Turbovec lets you pass an allowlist straight into the search call, and it honors it inside the SIMD kernel, at block granularity, short-circuiting anything that isn’t allowed before it wastes cycles scoring it.

# allowed_ids comes from my metadata filters: runtime, year, genre, language...
scores, ids = index.search(query_emb, k=20, allowlist=allowed_ids)

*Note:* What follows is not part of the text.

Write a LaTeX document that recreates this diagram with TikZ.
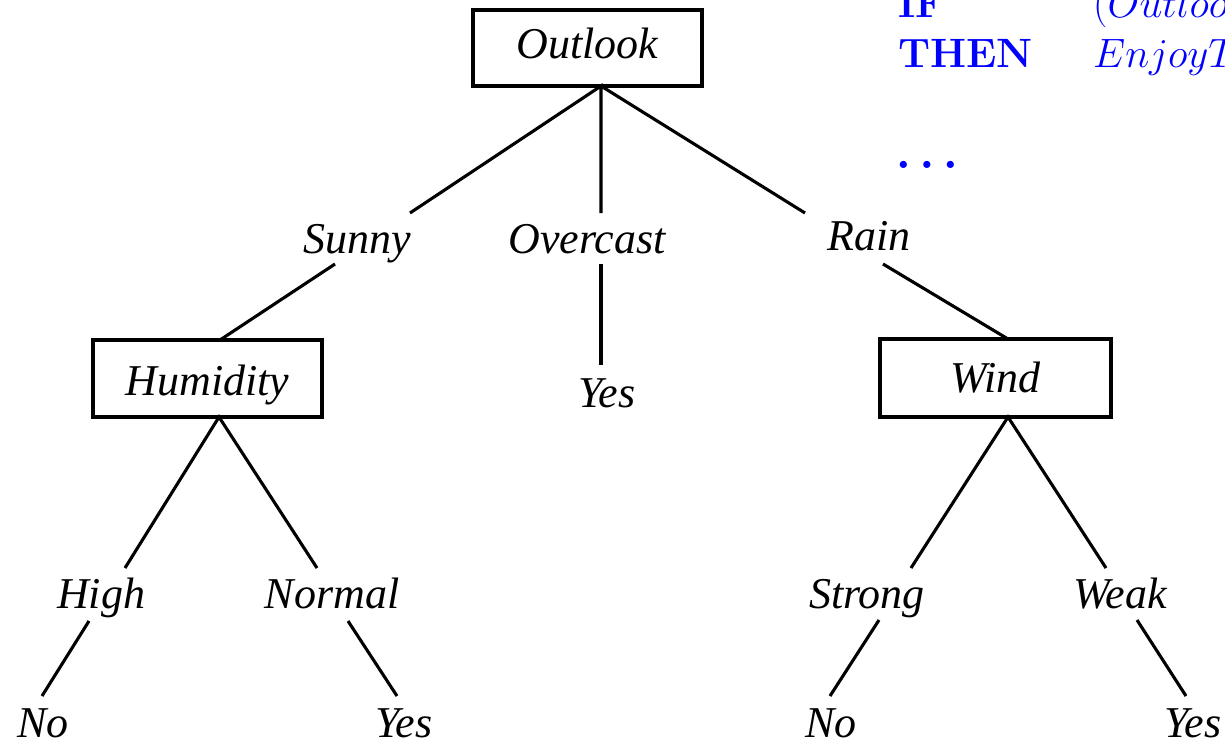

So my pipeline is: embed the query, parse the natural-language constraints into a metadata allowlist, and let Turbovec do filtered nearest-neighbor in one shot. Filtered search runs as fast as unfiltered search. No over-fetching, no recall cliff, no second code path. The constraint and the similarity get resolved together instead of fighting each other.

Why I bothered

I built the movie thing because I wanted a search box I could talk to like a person, and I built it on Turbovec because I wanted to feel the difference between “compression you have to train” and “compression that’s just true.” Reading that TurboQuant is data-oblivious is one thing. Watching one script turn 930k embeddings into a 2-bit index with no fit step, then typing short emotional indie movie I can finish tonight and getting the right films back in a few milliseconds, is another.

There’s a pattern here that rhymes with something I wrote about last week. That post was about how the next useful model is often not a new model — it’s a good adapter between two existing ones. This is the same shape pointed at a different problem. The clever move in TurboQuant isn’t a bigger network or more data. It’s a random rotation that makes everyone’s data look the same, so the hard work can be done once, in advance, by math instead of by training.

The best compression sometimes isn’t learned from your data at all. It’s a transformation that makes your data stop being special — so the answer can be precomputed for everyone.

If you want to play with it, clone the repo, run the pipeline, and ask it for something oddly specific. Try cozy but a little sad, nothing scary and watch it quietly skip the horror section. I promise that’s more fun than it sounds.